---------- MATERIAL

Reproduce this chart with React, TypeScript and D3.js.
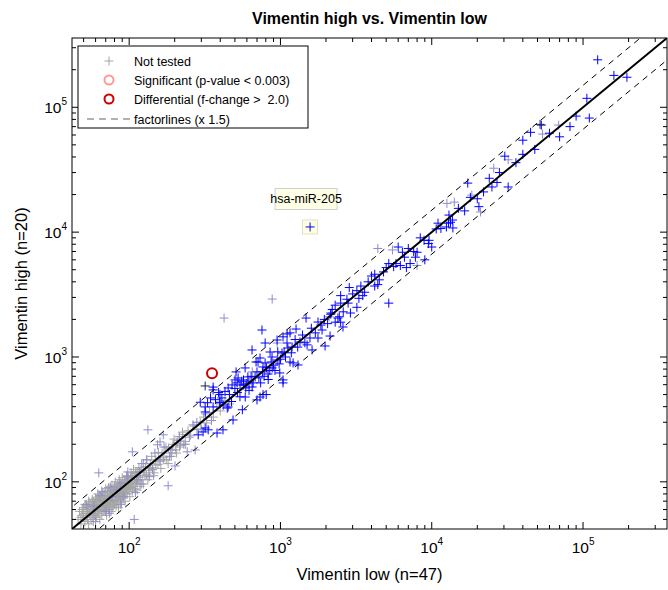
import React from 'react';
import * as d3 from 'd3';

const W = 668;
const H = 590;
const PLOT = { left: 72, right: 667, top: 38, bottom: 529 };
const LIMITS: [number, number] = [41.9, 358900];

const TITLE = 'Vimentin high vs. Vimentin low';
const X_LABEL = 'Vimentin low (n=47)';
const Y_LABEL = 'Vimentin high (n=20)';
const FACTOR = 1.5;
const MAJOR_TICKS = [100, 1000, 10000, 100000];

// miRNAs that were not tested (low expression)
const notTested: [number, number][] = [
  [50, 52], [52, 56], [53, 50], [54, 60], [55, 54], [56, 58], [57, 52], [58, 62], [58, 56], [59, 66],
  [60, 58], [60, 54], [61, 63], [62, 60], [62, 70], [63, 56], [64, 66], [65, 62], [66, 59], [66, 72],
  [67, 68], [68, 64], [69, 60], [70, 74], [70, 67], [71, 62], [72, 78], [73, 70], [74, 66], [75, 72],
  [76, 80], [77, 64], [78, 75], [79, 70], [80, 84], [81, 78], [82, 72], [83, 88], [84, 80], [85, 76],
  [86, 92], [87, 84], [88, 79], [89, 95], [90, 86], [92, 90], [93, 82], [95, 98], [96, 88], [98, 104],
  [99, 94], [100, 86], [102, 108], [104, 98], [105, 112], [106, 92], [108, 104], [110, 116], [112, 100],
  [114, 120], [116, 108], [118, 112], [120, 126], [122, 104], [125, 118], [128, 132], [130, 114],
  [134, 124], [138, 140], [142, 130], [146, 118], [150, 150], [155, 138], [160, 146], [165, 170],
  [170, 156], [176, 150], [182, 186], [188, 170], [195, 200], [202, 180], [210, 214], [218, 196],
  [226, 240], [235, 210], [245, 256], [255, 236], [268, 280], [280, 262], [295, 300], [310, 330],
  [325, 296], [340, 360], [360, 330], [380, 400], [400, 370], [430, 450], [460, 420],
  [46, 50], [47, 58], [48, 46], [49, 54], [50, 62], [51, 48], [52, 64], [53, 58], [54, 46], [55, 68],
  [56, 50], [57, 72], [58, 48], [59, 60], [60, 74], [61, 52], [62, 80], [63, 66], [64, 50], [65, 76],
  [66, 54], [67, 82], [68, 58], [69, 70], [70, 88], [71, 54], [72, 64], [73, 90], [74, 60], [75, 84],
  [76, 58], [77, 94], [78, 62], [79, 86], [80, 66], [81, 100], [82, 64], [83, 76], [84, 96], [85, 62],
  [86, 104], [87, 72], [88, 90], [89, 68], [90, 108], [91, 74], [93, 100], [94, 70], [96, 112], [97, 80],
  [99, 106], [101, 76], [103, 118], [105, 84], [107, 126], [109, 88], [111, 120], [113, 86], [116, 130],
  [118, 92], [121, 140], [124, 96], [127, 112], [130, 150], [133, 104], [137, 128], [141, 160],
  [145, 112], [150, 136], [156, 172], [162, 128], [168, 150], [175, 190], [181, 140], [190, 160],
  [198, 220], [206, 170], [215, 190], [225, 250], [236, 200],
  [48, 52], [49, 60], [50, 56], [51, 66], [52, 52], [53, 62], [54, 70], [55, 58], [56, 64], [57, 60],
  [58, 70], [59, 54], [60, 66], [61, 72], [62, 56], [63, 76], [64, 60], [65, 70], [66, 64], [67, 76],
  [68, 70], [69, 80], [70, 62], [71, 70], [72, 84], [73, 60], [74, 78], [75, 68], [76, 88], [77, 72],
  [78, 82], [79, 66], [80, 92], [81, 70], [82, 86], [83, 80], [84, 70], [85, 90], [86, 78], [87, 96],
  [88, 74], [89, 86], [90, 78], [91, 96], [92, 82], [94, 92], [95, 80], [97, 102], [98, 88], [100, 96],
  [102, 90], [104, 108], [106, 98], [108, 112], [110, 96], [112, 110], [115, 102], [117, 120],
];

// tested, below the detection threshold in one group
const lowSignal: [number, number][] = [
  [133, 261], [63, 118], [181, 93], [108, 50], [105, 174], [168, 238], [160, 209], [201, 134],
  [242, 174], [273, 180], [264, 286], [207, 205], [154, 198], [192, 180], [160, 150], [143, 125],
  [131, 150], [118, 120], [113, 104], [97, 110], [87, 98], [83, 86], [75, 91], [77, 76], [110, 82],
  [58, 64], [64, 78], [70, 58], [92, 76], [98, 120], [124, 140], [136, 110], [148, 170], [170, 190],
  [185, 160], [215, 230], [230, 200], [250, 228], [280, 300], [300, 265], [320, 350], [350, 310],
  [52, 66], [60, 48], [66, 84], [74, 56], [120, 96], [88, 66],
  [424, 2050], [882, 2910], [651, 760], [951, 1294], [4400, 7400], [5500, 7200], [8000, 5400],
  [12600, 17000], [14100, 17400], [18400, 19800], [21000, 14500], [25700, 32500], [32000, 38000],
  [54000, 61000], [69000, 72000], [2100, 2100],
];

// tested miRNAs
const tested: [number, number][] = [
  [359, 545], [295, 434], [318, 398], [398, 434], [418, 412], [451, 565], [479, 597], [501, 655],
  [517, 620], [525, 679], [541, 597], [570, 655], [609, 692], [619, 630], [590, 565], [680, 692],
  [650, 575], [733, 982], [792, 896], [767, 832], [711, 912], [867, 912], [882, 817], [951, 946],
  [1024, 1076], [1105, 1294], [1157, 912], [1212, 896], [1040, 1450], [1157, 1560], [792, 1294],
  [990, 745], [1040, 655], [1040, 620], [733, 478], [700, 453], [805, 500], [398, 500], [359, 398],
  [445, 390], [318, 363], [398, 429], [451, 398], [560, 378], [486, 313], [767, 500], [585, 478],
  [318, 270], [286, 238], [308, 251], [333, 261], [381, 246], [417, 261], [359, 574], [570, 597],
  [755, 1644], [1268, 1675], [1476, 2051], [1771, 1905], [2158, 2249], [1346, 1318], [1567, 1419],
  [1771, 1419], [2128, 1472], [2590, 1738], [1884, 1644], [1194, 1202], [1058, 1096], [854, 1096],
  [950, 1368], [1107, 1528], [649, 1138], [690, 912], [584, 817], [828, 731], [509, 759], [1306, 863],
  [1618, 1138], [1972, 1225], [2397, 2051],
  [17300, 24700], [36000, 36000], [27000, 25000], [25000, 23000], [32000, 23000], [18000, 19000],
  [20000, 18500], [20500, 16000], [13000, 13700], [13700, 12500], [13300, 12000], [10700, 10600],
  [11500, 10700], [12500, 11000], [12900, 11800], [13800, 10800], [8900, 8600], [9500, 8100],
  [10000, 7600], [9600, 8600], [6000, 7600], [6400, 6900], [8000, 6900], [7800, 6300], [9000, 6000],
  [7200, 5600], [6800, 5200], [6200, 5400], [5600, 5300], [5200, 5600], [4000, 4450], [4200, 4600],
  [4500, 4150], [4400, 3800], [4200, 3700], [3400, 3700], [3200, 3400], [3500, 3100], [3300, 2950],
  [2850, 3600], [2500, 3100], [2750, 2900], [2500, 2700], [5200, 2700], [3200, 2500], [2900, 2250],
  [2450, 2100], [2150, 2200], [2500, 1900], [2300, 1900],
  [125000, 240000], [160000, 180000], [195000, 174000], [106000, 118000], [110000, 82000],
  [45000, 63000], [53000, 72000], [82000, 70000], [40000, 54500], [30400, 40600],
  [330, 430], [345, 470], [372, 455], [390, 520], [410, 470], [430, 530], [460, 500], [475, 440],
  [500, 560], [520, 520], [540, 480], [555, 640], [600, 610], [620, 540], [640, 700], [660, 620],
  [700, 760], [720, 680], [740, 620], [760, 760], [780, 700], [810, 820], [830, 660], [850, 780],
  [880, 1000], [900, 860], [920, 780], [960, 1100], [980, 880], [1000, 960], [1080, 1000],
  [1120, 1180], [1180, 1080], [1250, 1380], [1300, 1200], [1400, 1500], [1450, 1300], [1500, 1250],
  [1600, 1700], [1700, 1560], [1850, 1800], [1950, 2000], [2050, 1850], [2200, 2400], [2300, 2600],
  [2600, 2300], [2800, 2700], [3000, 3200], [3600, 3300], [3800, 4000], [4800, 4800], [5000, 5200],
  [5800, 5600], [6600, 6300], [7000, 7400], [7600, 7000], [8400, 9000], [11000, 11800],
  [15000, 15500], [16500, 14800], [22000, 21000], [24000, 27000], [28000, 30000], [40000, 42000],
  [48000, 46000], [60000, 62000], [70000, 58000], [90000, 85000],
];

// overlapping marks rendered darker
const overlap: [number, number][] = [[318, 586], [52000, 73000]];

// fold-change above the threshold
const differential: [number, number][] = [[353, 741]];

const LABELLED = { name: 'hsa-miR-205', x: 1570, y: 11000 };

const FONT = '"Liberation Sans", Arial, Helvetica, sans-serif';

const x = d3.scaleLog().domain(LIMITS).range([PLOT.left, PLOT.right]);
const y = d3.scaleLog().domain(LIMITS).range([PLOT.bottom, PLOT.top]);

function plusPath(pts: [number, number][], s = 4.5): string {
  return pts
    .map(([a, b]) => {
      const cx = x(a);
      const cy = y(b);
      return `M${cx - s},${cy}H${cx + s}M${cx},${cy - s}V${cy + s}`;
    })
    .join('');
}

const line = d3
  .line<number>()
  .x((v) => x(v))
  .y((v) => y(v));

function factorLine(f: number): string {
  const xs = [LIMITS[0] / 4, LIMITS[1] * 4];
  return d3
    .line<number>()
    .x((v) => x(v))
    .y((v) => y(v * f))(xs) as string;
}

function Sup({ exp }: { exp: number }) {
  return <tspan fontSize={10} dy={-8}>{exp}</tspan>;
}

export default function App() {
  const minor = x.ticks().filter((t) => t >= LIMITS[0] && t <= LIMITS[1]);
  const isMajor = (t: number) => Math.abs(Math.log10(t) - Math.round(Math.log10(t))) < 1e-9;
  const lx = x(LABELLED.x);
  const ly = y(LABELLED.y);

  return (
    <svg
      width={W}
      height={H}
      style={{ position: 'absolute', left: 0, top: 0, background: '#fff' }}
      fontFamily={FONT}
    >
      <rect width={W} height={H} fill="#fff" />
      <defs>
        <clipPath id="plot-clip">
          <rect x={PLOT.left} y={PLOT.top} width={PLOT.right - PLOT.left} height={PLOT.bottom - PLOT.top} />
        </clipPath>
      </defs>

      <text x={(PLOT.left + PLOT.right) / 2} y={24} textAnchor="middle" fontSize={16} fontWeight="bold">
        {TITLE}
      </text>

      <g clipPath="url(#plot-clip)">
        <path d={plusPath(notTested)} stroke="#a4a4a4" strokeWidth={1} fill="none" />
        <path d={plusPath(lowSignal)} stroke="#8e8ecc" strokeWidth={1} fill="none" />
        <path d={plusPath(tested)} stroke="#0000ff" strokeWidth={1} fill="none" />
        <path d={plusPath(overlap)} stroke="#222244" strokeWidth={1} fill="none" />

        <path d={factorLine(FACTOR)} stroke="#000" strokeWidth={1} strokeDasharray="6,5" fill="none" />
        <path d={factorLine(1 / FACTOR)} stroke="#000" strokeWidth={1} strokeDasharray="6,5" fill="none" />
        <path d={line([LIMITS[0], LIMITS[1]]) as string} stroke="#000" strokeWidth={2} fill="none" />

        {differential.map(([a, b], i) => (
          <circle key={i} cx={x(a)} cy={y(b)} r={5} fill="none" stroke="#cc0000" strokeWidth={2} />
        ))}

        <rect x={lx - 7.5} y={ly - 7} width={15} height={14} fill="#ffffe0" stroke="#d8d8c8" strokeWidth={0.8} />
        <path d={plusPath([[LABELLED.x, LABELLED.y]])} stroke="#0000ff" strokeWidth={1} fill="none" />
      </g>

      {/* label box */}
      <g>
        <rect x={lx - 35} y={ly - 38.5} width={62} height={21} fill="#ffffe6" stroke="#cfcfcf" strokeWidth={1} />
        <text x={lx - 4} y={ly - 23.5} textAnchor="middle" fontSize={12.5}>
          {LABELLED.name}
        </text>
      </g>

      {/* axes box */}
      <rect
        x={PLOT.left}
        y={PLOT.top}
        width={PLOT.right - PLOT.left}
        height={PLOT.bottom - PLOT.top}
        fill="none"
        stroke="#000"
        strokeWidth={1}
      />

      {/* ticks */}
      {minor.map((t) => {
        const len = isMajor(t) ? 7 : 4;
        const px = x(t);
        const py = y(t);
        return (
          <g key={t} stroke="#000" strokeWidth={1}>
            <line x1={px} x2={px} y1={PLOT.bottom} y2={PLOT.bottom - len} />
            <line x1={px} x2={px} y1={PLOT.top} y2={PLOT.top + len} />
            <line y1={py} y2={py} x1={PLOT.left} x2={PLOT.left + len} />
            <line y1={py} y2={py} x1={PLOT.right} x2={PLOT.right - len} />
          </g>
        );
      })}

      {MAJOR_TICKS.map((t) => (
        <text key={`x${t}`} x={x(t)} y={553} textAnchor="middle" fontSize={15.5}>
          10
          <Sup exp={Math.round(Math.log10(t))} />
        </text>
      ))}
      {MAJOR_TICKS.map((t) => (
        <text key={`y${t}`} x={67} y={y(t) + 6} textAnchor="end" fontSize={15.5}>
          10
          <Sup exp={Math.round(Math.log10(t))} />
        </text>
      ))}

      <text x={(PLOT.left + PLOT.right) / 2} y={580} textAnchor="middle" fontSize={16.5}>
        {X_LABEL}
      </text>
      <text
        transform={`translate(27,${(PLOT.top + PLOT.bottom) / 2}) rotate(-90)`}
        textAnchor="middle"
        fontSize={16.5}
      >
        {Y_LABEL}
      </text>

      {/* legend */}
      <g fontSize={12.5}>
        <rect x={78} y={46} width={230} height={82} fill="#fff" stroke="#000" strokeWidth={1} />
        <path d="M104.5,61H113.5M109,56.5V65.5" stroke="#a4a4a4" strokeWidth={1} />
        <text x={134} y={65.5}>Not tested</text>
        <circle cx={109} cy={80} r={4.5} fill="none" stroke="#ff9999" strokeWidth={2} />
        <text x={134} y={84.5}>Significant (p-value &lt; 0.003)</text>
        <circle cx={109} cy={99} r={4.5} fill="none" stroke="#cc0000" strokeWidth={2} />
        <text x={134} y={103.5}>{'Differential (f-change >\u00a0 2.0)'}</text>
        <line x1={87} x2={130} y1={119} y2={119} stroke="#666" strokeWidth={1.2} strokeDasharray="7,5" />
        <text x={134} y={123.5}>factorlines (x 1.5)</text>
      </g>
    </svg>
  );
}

--------------------

## WRITTEN PROBLEM
Your task is to restate word for word the lines from the top of the data to the line containing "const MAJOR_TICKS = [100, 1000, 10000, 100000];", both ends included, with every picture left out.

## WRITTEN REPLY
Reproduce this chart with React, TypeScript and D3.js.
import React from 'react';
import * as d3 from 'd3';

const W = 668;
const H = 590;
const PLOT = { left: 72, right: 667, top: 38, bottom: 529 };
const LIMITS: [number, number] = [41.9, 358900];

const TITLE = 'Vimentin high vs. Vimentin low';
const X_LABEL = 'Vimentin low (n=47)';
const Y_LABEL = 'Vimentin high (n=20)';
const FACTOR = 1.5;
const MAJOR_TICKS = [100, 1000, 10000, 100000];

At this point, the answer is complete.